Les visiteurs de la LSDH, qui se rendent hebdomadairement à Frambois, ont, à plusieurs reprises, été interpellés par des détenus désespérés, qui ne sont pas même informés de l'évolution de la procédure concernant leur renvoi ni de la durée de leur détention. Ils ne peuvent en outre entrevoir aucune issue digne dès lors que les conditions de renvoi, vivement dénoncées par de nombreuses associations, sont de nature dégradante. Les visiteurs de la LSDH ont constaté avec inquiétude la détérioration de l'état de santé des détenus. Un grand nombre d'entre eux ont ainsi montré un profond désarroi, certains allant jusqu'à exprimer leur intention de se suicider.
Les autorités responsables, pourtant elles-mêmes dûment informées, se sont satisfaites de la situation. Les tensions se sont radicalisées ce week-end, en particulier samedi matin. La direction de Frambois a alors fait appel à la police. La commission des visiteurs officiels du Grand Conseil s'est rendue sur place. Fort heureusement, on ne déplore aucun blessé.
Pour la LSDH, ces événements ne sont que l'écho d'une profonde douleur causée par une mise en détention – qui n'est aucunement liée à une condamnation pénale, il faut le rappeler – dont la durée est indéterminée, par une perspective de renvoi indigne et par l'incapacité des autorités des trois cantons parties au concordat (Genève, Vaud et Neuchâtel) à entendre les revendications légitimes des personnes concernées. La politique migratoire ainsi mise en place est une véritable politique du désespoir dont l'application est entachée du plus grand mépris envers les personnes visées par celle-ci.
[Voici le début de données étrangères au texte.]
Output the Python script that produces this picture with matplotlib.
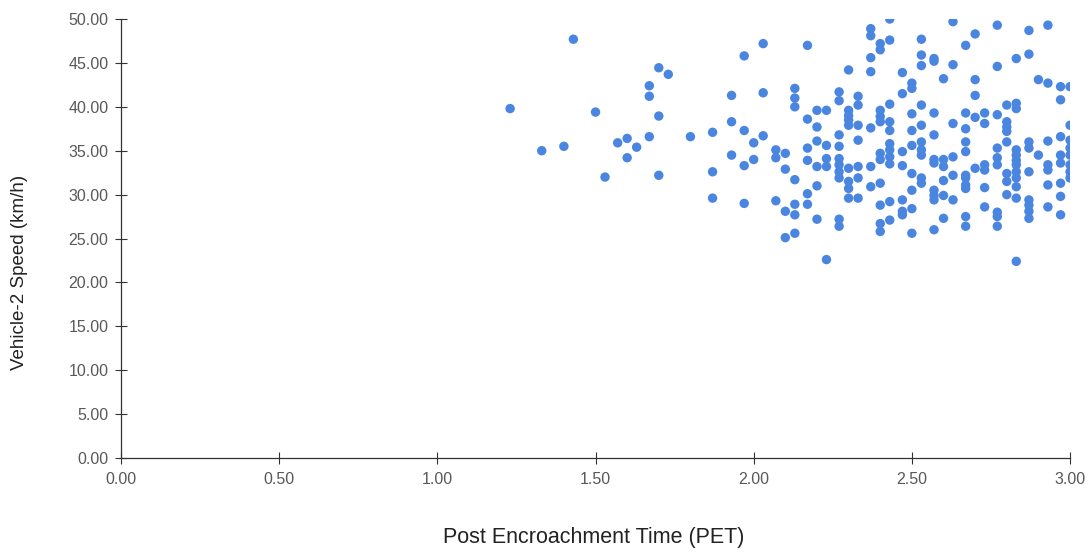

La LSDH demande que les détenus soient entendus dans leurs revendications et que leur intégrité physique et psychologique ainsi que leur dignité soient protégées. La politique migratoire ne peut s'appliquer plus longtemps dans le mépris et le déni des droits des premières personnes concernées, les migrants eux-mêmes. Nous réclamons une politique qui n'omette pas que les migrants sont, avant d'être «sans-papiers» ou «déboutés», des êtres humains dont les droits fondamentaux doivent être respectés.
La LSDH a très récemment été auditionnée par la Commission des Droits de l'Homme du Grand Conseil genevois au sujet des conditions de renvoi. Elle demande à être auditionnée également par la Commission des Visiteurs Officiels. Il importe en effet que les tensions vives qui se sont exprimées samedi, aussi regrettables que puissent en être les formes, soient bien comprises comme la conséquence prévisible de la situation que les autorités imposent aux personnes détenues à Frambois.